Currently a reversionary TRIS can’t be paid to a dependant if that dependant hasn’t satisfied a condition of release. This was a result of the changes applying from 1 July 2017 preventing the Exempt Current Pension Income rules (ECPI) applying to TRISs.

However, as the draft Explanatory Memorandum (EM) notes, dependents can receive a new pension without satisfying a condition of release.

“The inability for a TRIS to automatically revert in this situation has resulted in administrative difficulties for funds and potentially requires recently bereaved dependant beneficiaries to engage with their superannuation quickly,” says the EM.

Following the releases of the draft legislation, Minister for Revenue and Financial Services Kelly O’Dwyer said: “Allowing a TRIS to automatically revert in all cases will simplify administrative processes for superannuation funds. It will also make it easier for superannuation members by eliminating the need for recently bereaved dependants to quickly engage with the super affairs at what is a particularly difficult time.”

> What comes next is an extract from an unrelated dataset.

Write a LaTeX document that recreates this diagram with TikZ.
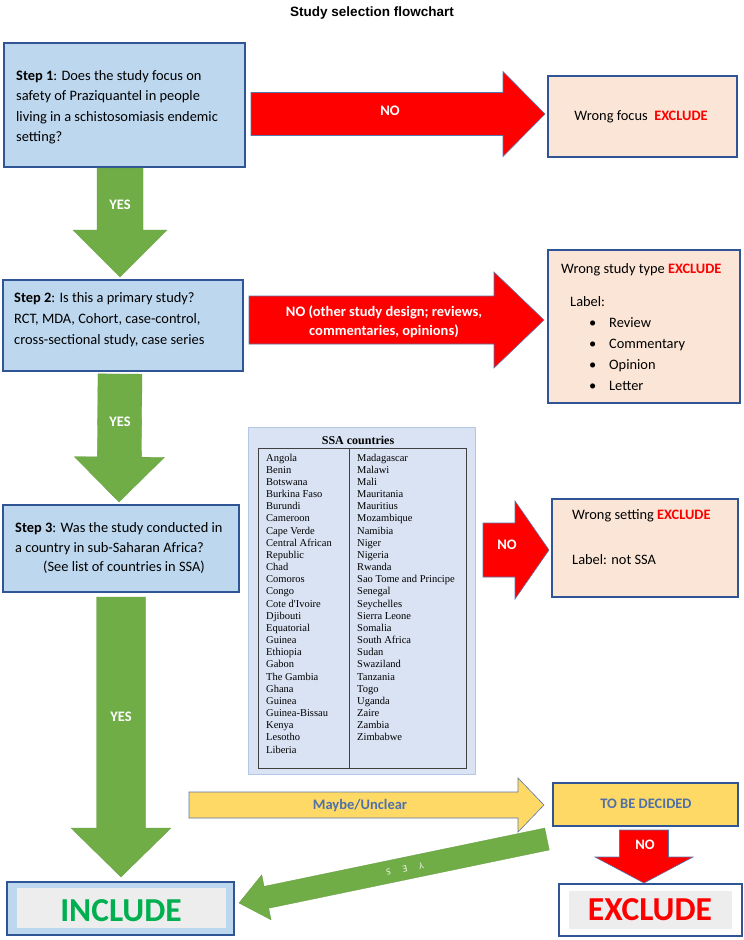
\documentclass[tikz,border=0pt]{standalone}
\usepackage{fontspec}
\setmainfont{Carlito}
\newfontfamily\arialfont{Liberation Sans}
\newfontfamily\timesfont{Liberation Serif}
\usetikzlibrary{calc}
\definecolor{boxblue}{HTML}{BDD7EE}
\definecolor{bordblue}{HTML}{2F5597}
\definecolor{peach}{HTML}{FBE5D6}
\definecolor{arrred}{HTML}{FF0000}
\definecolor{arrgreen}{HTML}{70AD47}
\definecolor{yel}{HTML}{FFD966}
\definecolor{labblue}{HTML}{4F71A6}
\definecolor{exred}{HTML}{FF0000}
\definecolor{incgreen}{HTML}{00B050}
\definecolor{ssafill}{HTML}{DAE3F3}
\definecolor{ssabord}{HTML}{B4C7E7}
\definecolor{tabline}{HTML}{404040}
\definecolor{greyin}{HTML}{EDEDED}
% #1 name, #2 style, #3 x1, #4 y1, #5 x2, #6 y2
\newcommand\boxnode[6]{%
  \node[#2, minimum width={#5-#3}, minimum height={#6-#4}, inner sep=0pt] (#1) at ({(#3+#5)/2},{(#4+#6)/2}) {};}
% #1 style, #2 start, #3 tip, #4 half shaft, #5 half head, #6 head length
\newcommand\blockarrow[6]{%
  \coordinate (bah) at ($(#3)!#6pt!(#2)$);
  \path[#1] ($(#2)!#4pt!90:(#3)$) -- ($(bah)!#4pt!90:(#3)$) -- ($(bah)!#5pt!90:(#3)$) -- (#3)
    -- ($(bah)!#5pt!-90:(#3)$) -- ($(bah)!#4pt!-90:(#3)$) -- ($(#2)!#4pt!-90:(#3)$) -- cycle;}
\begin{document}
\begin{tikzpicture}[x=1pt,y=-1pt,
  stepbox/.style={draw=bordblue, line width=1.5pt, fill=boxblue},
  peachbox/.style={draw=bordblue, line width=1.5pt, fill=peach},
  redarrow/.style={fill=arrred, draw=bordblue!80, line width=0.6pt},
  greenarrow/.style={fill=arrgreen, draw=arrgreen!90!black, line width=0.3pt},
  yelarrow/.style={fill=yel, draw=bordblue!80, line width=0.6pt},
  body/.style={font=\fontsize{14.4}{#1}\selectfont, inner sep=0pt, anchor=base west, align=left},
  body/.default=20.5,
  arrlabel/.style={font=\bfseries\fontsize{14.5}{19}\selectfont, text=white, inner sep=0pt, align=center},
  countries/.style={font=\timesfont\fontsize{10.5}{12.17}\selectfont, inner sep=0pt, anchor=base west, align=left},
  bigword/.style={font=\bfseries\fontsize{33.5}{36}\selectfont, inner sep=0pt},
  bluelabel/.style={font=\bfseries\fontsize{14.5}{16}\selectfont, text=labblue, inner sep=0pt},
]
\useasboundingbox[fill=white] (0,0) rectangle (744,940);

\node[font=\arialfont\bfseries\fontsize{13.5}{16}\selectfont] (title) at (372,13) {Study selection flowchart};

% Step 1 (anchor = baseline of last line)
\boxnode{s1}{stepbox}{4}{43}{245}{167}
\node[body] (s1t) at (16,141.5) {\textbf{Step 1}: Does the study focus on\\safety of Praziquantel in people\\living in a schistosomiasis endemic\\setting?};

% NO arrow 1
\coordinate (n1s) at (251,114);
\coordinate (n1t) at (545,114);
\blockarrow{redarrow}{n1s}{n1t}{21.5}{42.5}{42}
\node[arrlabel] (n1l) at (390,111) {NO};

\boxnode{f1}{peachbox}{548}{76}{737}{157}
\node[body, anchor=base] (f1t) at (641,120.5) {Wrong focus\ \ \textbf{\color{exred}EXCLUDE}};

% YES arrow 1
\coordinate (g1s) at (120,168);
\coordinate (g1t) at (120,277);
\blockarrow{greenarrow}{g1s}{g1t}{23}{47}{47}
\node[arrlabel] (g1l) at (120,205) {YES};

% Step 2
\boxnode{s2}{stepbox}{3}{280}{243}{371}
\node[body=21] (s2t) at (14,344.5) {\textbf{Step 2}: Is this a primary study?\\RCT, MDA, Cohort, case-control,\\cross-sectional study, case series};

% NO arrow 2
\coordinate (n2s) at (249,320);
\coordinate (n2t) at (544,320);
\blockarrow{redarrow}{n2s}{n2t}{24}{48}{50}
\node[arrlabel, anchor=base] (n2l) at (384,335.5) {NO (other study design; reviews,\\commentaries, opinions)};

\boxnode{f2}{peachbox}{548}{250}{740}{403}
\node[body] (f2a) at (561,273.5) {Wrong study type \textbf{\color{exred}EXCLUDE}};
\node[body] (f2b) at (570,306.5) {Label:};
\node[body=21] (f2c) at (589,390.5) {\makebox[20pt][l]{•}Review\\\makebox[20pt][l]{•}Commentary\\\makebox[20pt][l]{•}Opinion\\\makebox[20pt][l]{•}Letter};

% YES arrow 2
\coordinate (g2s) at (120,374);
\coordinate (g2t) at (119,502);
\blockarrow{greenarrow}{g2s}{g2t}{22}{45}{45}
\node[arrlabel] (g2l) at (120,422) {YES};

% SSA countries
\boxnode{ssa}{draw=ssabord, line width=1pt, fill=ssafill}{248}{427}{475}{774}
\boxnode{tab}{draw=tabline, line width=0.9pt}{258}{448}{466}{768}
\coordinate (divt) at (349,448);
\coordinate (divb) at (349,768);
\draw[tabline, line width=0.9pt] (divt) -- (divb);
\node[font=\timesfont\bfseries\fontsize{12}{14}\selectfont, anchor=base] (ssat) at (358,444.5) {SSA countries};
\node[countries] (colA) at (266,753.1) {Angola\\Benin\\Botswana\\Burkina Faso\\Burundi\\Cameroon\\Cape Verde\\Central African\\Republic\\Chad\\Comoros\\Congo\\Cote d'Ivoire\\Djibouti\\Equatorial\\Guinea\\Ethiopia\\Gabon\\The Gambia\\Ghana\\Guinea\\Guinea-Bissau\\Kenya\\Lesotho\\Liberia};
\node[countries] (colB) at (357,740.9) {Madagascar\\Malawi\\Mali\\Mauritania\\Mauritius\\Mozambique\\Namibia\\Niger\\Nigeria\\Rwanda\\Sao Tome and Principe\\Senegal\\Seychelles\\Sierra Leone\\Somalia\\South Africa\\Sudan\\Swaziland\\Tanzania\\Togo\\Uganda\\Zaire\\Zambia\\Zimbabwe};

% Step 3
\boxnode{s3}{stepbox}{3}{505}{239}{592}
\node[body=19.5] (s3t) at (15,571.5) {\textbf{Step 3}: Was the study conducted in\\a country in sub-Saharan Africa?\\\hspace*{28pt}(See list of countries in SSA)};

% NO arrow 3
\coordinate (n3s) at (483,550);
\coordinate (n3t) at (549,550);
\blockarrow{redarrow}{n3s}{n3t}{27}{49}{34}
\node[arrlabel] (n3l) at (507,545) {NO};

\boxnode{f3}{peachbox}{552}{499}{738}{597}
\node[body] (f3a) at (572,519.5) {Wrong setting \textbf{\color{exred}EXCLUDE}};
\node[body] (f3b) at (572,564.5) {Label: not SSA};

% YES arrow 3
\coordinate (g3s) at (121,597);
\coordinate (g3t) at (121,877);
\blockarrow{greenarrow}{g3s}{g3t}{24.5}{50}{49}
\node[arrlabel] (g3l) at (121,717) {YES};

% Maybe / unclear
\coordinate (ys) at (189,805);
\coordinate (yt) at (544,805);
\blockarrow{yelarrow}{ys}{yt}{13}{27}{26}
\node[bluelabel] (yl) at (360,806) {Maybe/Unclear};

\boxnode{tbd}{draw=bordblue, line width=1.5pt, fill=yel}{553}{783}{738}{826}
\node[bluelabel] (tbdt) at (646,804) {TO BE DECIDED};

% NO arrow down
\coordinate (n4s) at (644,830);
\coordinate (n4t) at (644,883);
\blockarrow{redarrow}{n4s}{n4t}{24.5}{49}{26}
\node[arrlabel] (n4l) at (645,845) {NO};

% YES diagonal
\coordinate (g4s) at (547,839);
\coordinate (g4t) at (239,903);
\blockarrow{greenarrow}{g4s}{g4t}{11.2}{23}{28}
\node[font=\fontsize{9.5}{10}\selectfont, text=white!90!arrgreen, inner sep=0pt, rotate=191.7] (g4l) at (405,869) {Y\hspace{12pt}E\hspace{12pt}S};

% INCLUDE
\boxnode{inc}{draw=bordblue, line width=2.5pt, fill=boxblue}{7}{882}{234}{935}
\boxnode{inci}{fill=greyin}{17}{888}{226}{928}
\node[bigword, text=incgreen] (inct) at (121,911) {INCLUDE};

% EXCLUDE
\boxnode{exc}{draw=bordblue, line width=2.5pt, fill=white}{559}{884}{742}{936}
\boxnode{exci}{fill=greyin}{569}{891}{732}{929}
\node[bigword, text=exred] (exct) at (650,910) {EXCLUDE};
\end{tikzpicture}
\end{document}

The draft legislation, the Treasury Laws Amendment (Measures For A Later Sitting) Bill 2018 – Miscellaneous Amendments – Transition To Retirement Income Streams, amends the list of situations in which a pension isn’t in the ‘retirement phase’ – a concept introduced by the Treasury Laws Amendment (Fair and Sustainable Superannuation) Bill 2016.

“This technical change is further evidence of the Government’s commitment to ensuring the smooth implementation of the 2016-17 Budget superannuation taxation reform package,” said Minister O’Dwyer.

The draft Explanatory Memorandum says “in practice, the amendment largely applies from 1 July 2017, being the time from which the retirement phase definition generally became relevant”.

“The retrospective application of the amendment is appropriate as it is wholly beneficial to superannuation providers and reversionary beneficiaries, who will have a greater range of options in dealing with the superannuation interests of deceased members.”

SMSF Association CEO John Maroney said the change is a “positive initiative” and was a key element in the Association’s pre 2018/19 Budget submission.

“As the Association said in its budget submission, ‘it gives beneficiaries 12 months before the pension is credited to their TBC, reduces documentation and compliance burden and rightfully places these pensions into the same legal position as reversionary account-based pensions (ABPs)’,” said Mr Maroney.

“We look forward to making a submission on the draft legislation and call for the remainder of our superannuation red-tape issues in our Pre-Budget submission to be actively considered.”

The consultation period opened on 12 February and closes on 23 February. The House of Representatives is sitting in the week starting 26 February.